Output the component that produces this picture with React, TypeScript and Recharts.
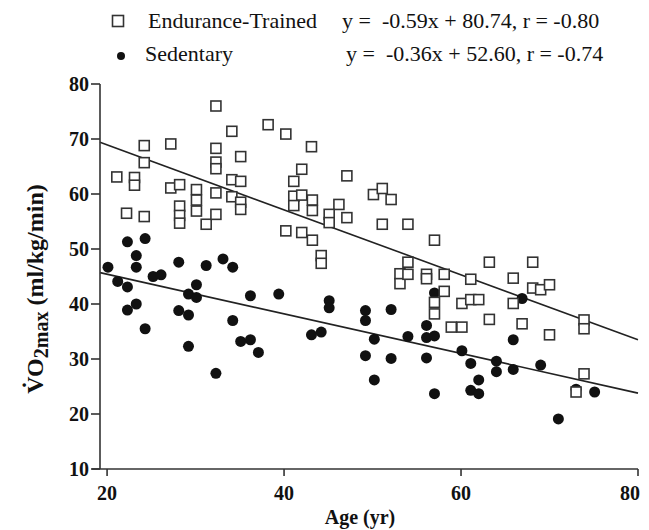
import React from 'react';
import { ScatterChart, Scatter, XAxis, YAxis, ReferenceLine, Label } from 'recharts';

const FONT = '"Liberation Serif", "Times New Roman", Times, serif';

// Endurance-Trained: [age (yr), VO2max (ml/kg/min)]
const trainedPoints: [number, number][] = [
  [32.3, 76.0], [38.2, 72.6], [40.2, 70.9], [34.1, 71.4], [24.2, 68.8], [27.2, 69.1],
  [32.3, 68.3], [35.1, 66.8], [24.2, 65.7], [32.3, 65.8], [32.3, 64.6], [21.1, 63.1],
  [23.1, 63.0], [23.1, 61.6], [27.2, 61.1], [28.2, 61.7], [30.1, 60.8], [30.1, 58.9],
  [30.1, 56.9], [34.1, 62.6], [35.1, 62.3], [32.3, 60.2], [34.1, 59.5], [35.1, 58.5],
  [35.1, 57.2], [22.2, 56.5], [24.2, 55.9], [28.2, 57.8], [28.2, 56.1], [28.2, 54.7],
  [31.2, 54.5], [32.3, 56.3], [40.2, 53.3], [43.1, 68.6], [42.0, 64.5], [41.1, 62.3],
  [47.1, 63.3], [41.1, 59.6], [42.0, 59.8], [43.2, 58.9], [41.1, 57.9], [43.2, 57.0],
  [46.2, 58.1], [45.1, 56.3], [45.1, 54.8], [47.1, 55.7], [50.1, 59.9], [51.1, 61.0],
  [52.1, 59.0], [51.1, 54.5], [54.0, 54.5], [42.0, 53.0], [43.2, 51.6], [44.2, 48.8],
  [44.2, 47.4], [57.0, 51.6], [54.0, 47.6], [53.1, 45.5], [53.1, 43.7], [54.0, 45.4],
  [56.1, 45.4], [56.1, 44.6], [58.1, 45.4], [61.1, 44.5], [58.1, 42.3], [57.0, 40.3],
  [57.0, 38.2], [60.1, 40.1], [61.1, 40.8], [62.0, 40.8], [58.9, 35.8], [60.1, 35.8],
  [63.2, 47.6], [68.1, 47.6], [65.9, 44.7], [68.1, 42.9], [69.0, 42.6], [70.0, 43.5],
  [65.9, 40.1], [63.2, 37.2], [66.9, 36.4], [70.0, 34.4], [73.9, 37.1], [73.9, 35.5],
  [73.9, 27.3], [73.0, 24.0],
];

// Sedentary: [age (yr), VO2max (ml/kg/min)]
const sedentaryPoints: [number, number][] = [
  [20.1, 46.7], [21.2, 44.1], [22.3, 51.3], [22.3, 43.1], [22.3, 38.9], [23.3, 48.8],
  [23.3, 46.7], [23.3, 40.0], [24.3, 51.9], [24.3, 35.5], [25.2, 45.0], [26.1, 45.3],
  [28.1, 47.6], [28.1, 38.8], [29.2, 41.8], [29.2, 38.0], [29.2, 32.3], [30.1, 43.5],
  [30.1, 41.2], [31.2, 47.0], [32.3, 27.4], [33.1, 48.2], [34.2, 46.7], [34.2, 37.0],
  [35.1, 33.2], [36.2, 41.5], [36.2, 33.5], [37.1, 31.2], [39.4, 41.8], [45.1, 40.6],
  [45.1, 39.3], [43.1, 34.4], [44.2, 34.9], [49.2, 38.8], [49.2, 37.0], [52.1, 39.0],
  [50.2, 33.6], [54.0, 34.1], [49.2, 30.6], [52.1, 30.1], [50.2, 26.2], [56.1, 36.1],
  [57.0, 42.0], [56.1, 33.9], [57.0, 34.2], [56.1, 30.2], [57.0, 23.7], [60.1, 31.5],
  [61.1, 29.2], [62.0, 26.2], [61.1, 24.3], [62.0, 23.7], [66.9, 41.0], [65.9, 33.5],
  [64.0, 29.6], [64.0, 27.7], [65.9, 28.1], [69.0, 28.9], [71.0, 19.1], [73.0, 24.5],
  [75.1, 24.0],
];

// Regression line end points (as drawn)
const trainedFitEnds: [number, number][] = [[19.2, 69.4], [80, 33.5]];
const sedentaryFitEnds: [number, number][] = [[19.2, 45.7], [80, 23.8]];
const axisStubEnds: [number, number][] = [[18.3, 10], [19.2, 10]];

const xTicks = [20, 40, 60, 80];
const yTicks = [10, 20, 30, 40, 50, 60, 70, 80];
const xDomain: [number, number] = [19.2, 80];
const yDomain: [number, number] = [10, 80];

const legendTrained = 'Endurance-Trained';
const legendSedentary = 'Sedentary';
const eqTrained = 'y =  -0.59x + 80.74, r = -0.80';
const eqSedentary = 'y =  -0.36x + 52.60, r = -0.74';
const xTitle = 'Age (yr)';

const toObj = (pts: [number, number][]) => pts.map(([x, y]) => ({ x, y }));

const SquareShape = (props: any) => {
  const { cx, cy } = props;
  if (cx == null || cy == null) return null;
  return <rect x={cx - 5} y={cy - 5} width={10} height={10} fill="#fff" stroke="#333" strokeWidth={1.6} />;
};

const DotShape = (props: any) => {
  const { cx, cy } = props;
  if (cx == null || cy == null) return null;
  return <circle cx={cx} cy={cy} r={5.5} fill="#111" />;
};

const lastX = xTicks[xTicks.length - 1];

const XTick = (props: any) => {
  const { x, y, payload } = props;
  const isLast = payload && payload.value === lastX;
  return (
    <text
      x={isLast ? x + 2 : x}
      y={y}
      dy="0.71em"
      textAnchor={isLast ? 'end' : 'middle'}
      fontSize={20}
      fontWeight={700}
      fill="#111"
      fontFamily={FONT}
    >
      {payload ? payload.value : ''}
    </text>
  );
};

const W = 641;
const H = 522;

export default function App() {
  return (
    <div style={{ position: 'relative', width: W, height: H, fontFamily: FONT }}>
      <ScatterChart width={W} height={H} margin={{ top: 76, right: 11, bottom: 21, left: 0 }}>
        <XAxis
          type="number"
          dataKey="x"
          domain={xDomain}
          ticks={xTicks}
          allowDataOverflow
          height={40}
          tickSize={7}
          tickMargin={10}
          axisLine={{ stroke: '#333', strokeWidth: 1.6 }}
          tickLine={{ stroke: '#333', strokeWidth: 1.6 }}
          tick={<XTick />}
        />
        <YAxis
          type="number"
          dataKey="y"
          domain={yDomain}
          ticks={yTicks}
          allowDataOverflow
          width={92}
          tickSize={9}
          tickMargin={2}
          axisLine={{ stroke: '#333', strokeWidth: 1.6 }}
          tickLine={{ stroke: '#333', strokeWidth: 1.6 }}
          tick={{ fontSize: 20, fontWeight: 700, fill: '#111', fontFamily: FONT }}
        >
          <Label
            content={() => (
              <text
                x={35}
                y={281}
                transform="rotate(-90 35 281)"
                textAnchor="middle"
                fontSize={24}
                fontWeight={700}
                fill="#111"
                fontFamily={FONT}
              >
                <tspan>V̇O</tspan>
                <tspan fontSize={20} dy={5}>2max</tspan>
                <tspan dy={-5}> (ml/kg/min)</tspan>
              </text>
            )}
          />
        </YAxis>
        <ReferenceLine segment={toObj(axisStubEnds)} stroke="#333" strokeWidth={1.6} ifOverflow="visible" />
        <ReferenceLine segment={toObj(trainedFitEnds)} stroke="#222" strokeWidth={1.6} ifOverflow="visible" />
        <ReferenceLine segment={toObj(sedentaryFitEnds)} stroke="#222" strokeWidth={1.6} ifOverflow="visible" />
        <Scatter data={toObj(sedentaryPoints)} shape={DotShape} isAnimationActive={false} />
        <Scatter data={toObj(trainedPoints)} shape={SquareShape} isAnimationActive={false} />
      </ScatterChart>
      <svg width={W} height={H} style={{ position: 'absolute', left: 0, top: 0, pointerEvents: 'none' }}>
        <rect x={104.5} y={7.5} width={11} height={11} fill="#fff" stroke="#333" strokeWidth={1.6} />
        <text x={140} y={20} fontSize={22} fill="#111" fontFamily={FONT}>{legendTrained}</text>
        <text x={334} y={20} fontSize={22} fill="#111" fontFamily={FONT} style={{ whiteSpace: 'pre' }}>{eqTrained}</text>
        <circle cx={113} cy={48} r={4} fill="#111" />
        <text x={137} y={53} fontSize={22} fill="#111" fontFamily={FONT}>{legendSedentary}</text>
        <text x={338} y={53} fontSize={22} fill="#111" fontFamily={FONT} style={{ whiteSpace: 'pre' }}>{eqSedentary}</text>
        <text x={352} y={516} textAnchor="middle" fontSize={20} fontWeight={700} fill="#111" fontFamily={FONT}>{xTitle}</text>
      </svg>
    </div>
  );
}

--- PROMPT ---
Return all the lines that contain the string "React".

--- RESULT OF THIS TASK ---
Output the component that produces this picture with React, TypeScript and Recharts.
import React from 'react';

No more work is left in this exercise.